Fortgesetzte Selektion

Fachbereich Erziehungswissenschaft warnt vor CDU-Antrag zu Integrationsklassen und nennt geplante Förderzentren „problematisch“. Eltern demonstrieren für IR-Erhalt

Der Streit um die Abschaffung der Integrativen Regelklassen (IR) spitzt sich zu. Ende der vergangenen Woche begrüßte der Vorsitzende des Hamburger Verbands der Sonderpädagogik, Enno Bornfleth, den CDU-Antrag zur Schaffung neuer „Diagnose- und Förderzentren“. In dem Erhalt der 36 IR-Schulstandorte sieht er eine „nicht zu rechtfertigende Bevorzugung“ gegenüber den übrigen Grundschulen. Die Diffamierung des neuen Förderkonzepts als „Köfferchen-Pädagogik“, wie geschehen durch die Integrationsvertreter, werde durch Erfolge dieser Konzeption in anderen Bundesländern „eindeutig widerlegt“.

Bornfleth, der selbst Rektor einer Förderschule ist, fand allerdings mit dem Uni-Fachbereich Erziehungswissenschaft gewichtige Widersacher. In einem „Offenen Brief“ an Bürgermeister Ole von Beust (CDU), der jetzt der taz hamburg vorliegt, rät der Fachbereichsrat im Namen von Professor Karl-Dieter Schuck „dringend davon ab“, den CDU-Antrag zu verabschieden.
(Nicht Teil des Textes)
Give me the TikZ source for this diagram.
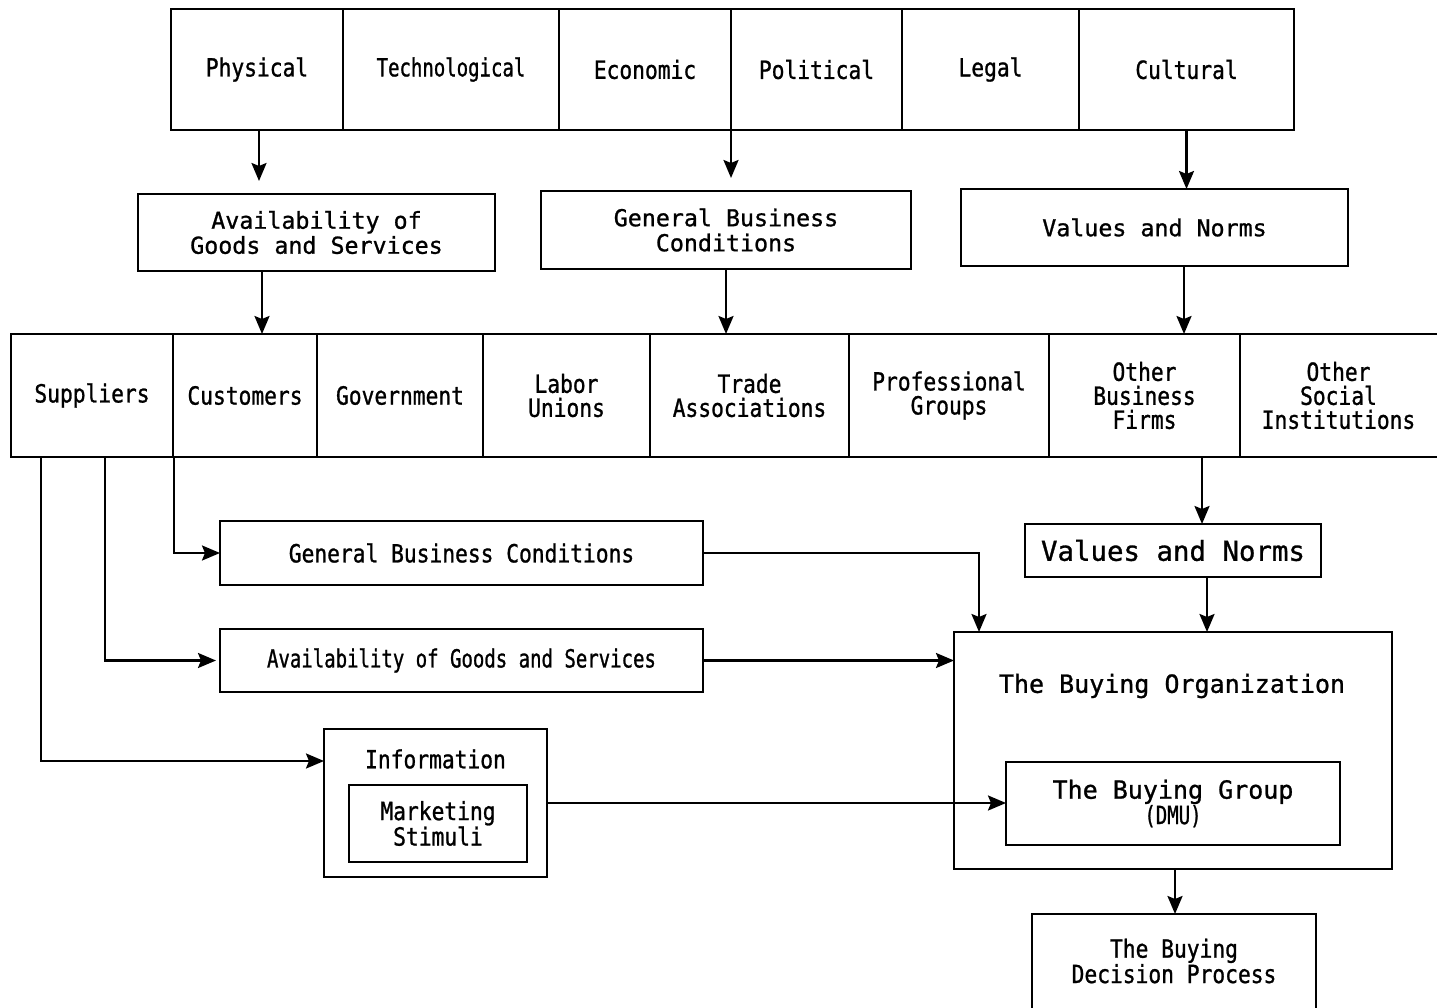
\documentclass[tikz,border=0pt]{standalone}
\usepackage{fontspec}
\usetikzlibrary{arrows.meta}
\newfontfamily\monoN[FakeStretch=0.85,FakeBold=1]{DejaVu Sans Mono}
\newfontfamily\monoC[FakeStretch=0.76,FakeBold=1]{DejaVu Sans Mono}
\newfontfamily\monoW[FakeBold=1]{DejaVu Sans Mono}

\begin{document}
\begin{tikzpicture}[x=1pt,y=-1pt,line width=2.4pt,
  every node/.style={outer sep=0pt},
  box/.style={draw,rectangle,inner sep=0pt,align=center},
  tn/.style={font=\monoN\fontsize{25}{24}\selectfont},
  tc/.style={font=\monoC\fontsize{25}{24}\selectfont},
  tw/.style={font=\monoW\fontsize{23.3}{25}\selectfont},
  tl/.style={font=\monoW\fontsize{25}{23}\selectfont},
  tx/.style={font=\monoW\fontsize{27.4}{28}\selectfont},
  arr/.style={-{Stealth[length=18pt,width=15pt,inset=3pt]}},
]
\useasboundingbox[fill=white] (0,0) rectangle (1437,1008);

% environmental forces
\node[box,tn,minimum width=172,minimum height=121] (phys)  at (257,69.5)   {Physical};
\node[box,tc,minimum width=216,minimum height=121] (tech)  at (451,69.5)   {Technological};
\node[box,tn,minimum width=172,minimum height=121] (econ)  at (645,69.5)   {Economic};
\node[box,tn,minimum width=171,minimum height=121] (poli)  at (816.5,69.5) {Political};
\node[box,tn,minimum width=177,minimum height=121] (legal) at (990.5,69.5) {Legal};
\node[box,tn,minimum width=215,minimum height=121] (cult)  at (1186.5,69.5){Cultural};

% second level
\node[box,tw,minimum width=357,minimum height=77] (avail1) at (316.5,232.5) {Availability of\\Goods and Services};
\node[box,tw,minimum width=370,minimum height=78] (gbc1)   at (726,230)     {General Business\\Conditions};
\node[box,tw,minimum width=387,minimum height=77] (vn1)    at (1154.5,227.5){Values and Norms};

% institutions row
\node[box,tn,minimum width=162,minimum height=123] (sup)   at (92,395.5)    {Suppliers};
\node[box,tn,minimum width=144,minimum height=123] (cust)  at (245,395.5)   {Customers};
\node[box,tn,minimum width=166,minimum height=123] (gov)   at (400,395.5)   {Government};
\node[box,tn,minimum width=167,minimum height=123] (labor) at (566.5,395.5) {Labor\\Unions};
\node[box,tn,minimum width=199,minimum height=123] (trade) at (749.5,395.5) {Trade\\Associations};
\node[box,tn,minimum width=200,minimum height=123] (prof)  at (949,395.5)   {Professional\\Groups};
\node[box,tn,minimum width=191,minimum height=123] (obf)   at (1144.5,395.5){Other\\Business\\Firms};
\node[tn,align=center,inner sep=0pt,minimum width=197,minimum height=123] (osi) at (1338.5,395.5) {Other\\Social\\Institutions};
\draw (osi.north east) -- (osi.north west) -- (osi.south west) -- (osi.south east);

% inputs to the buying organization
\node[box,tn,minimum width=483,minimum height=64] (gbc2)   at (461.5,553)   {General Business Conditions};
\node[box,tc,minimum width=483,minimum height=63] (avail2) at (461.5,660.5) {Availability of Goods and Services};
\node[box,minimum width=223,minimum height=148] (info) at (435.5,803) {};
\node[tn,inner sep=0pt] (infol) at (435.5,759) {Information};
\node[box,tn,minimum width=178,minimum height=77] (mkt) at (438,823.5) {Marketing\\Stimuli};
\node[box,tx,minimum width=296,minimum height=53] (vn2) at (1173,550.5) {Values and Norms};

% buying organization
\node[box,minimum width=438,minimum height=237] (org) at (1173,750.5) {};
\node[tl,inner sep=0pt] (orgl) at (1172,686) {The Buying Organization};
\node[box,tl,minimum width=334,minimum height=83] (grp) at (1173,803.5) {The Buying Group\\{\monoC (DMU)}};
\node[tn,align=center,inner sep=0pt,minimum width=284,minimum height=94] (dec) at (1174,961) {The Buying\\Decision Process};
\draw (dec.south west) -- (dec.north west) -- (dec.north east) -- (dec.south east);

% connectors
\draw[arr,shorten >=13pt] ([xshift=2pt]phys.south) -- ([xshift=2pt]phys.south |- avail1.north);
\draw[arr,shorten >=13pt] (econ.south east) -- (econ.south east |- gbc1.north);
\draw[arr] (cult.south) -- (cult.south |- vn1.north);

\draw[arr] ([xshift=-54.5pt]avail1.south) -- ([xshift=-54.5pt]avail1.south |- cust.north);
\draw[arr] (gbc1.south) -- (gbc1.south |- trade.north);
\draw[arr] ([xshift=29.5pt]vn1.south) -- ([xshift=29.5pt]vn1.south |- obf.north);

\draw[arr] ([xshift=1pt]cust.south west) |- (gbc2.west);
\draw[arr,shorten >=4pt] ([xshift=13pt]sup.south) |- (avail2.west);
\draw[arr] ([xshift=-51pt]sup.south) |- ([yshift=42pt]info.west);

\draw[arr] ([xshift=57.5pt]obf.south) -- ([xshift=57.5pt]obf.south |- vn2.north);
\draw[arr] ([xshift=34pt]vn2.south) -- ([xshift=34pt]vn2.south |- org.north);
\draw[arr] (gbc2.east) -| ([xshift=-194pt]org.north);
\draw[arr] (avail2.east) -- (avail2.east -| org.west);
\draw[arr] (info.east) -- (info.east -| grp.west);
\draw[arr] ([xshift=2pt]org.south) -- ([xshift=2pt]org.south |- dec.north);
\end{tikzpicture}
\end{document}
Denn die geplanten Förderzentren würden im wissenschaftlichen Diskurs „als problematisch eingestuft“ – und das bereits seit 1973.

Demnach führten diese Zentren zu hohen Transportkosten aufgrund der Wege und einer erhöhten Zahl der zur Untersuchung gemeldeten Kinder. Doch das Ausmaß, in dem Kinder eine „Etikettierung“ als „behindert und randständig“ erhalten, müsse vermindert werden. Deshalb sei es notwenig, die Förderzentren dezentral an Grundschulen anzusiedeln und dort eine Diagnostik zu betreiben, die nicht „selektionsorientiert“, sondern vielmehr „lernprozessorientiert“ ist.

Sinnvoll seien diese Zentren zudem nur in Schulsystemen, die von vornherein „integrativ“ arbeiten, schreibt Schuck. Da aber in Hamburg das Schulsystem insgesamt „alles andere als integrativ“ sei, würden die nun geplanten Zentren zu einer weiteren „Konservierung der Gliedrigkeit und Selektionsorientierung“ führen. „Diese Systembedingungen sind es auch“, so schreibt Schuck weiter, „die für die deutsche Schule im internationalen Vergleich zu schlechten Noten führen.“

Wie berichtet, will die CDU den umstrittenen Antrag an diesem Mittwoch in der Bürgerschaft verabschieden. Dagegen rufen GEW, Elternverein und Integrations-Verbände für diesen Tag zu einer Demonstration vom Hauptbahnhof (Treffen 16 Uhr) zum Alsteranleger auf. Von dort aus soll das Geschehen im Rathaus mit einem lauten Pfeifkonzert kommentiert werden. Bereits für heute früh hat der Elternrat der IR-Schule Grumbrechtstraße im Stadtteil Harburg zu einer Demonstration, beginnend am Schultor, aufgerufen.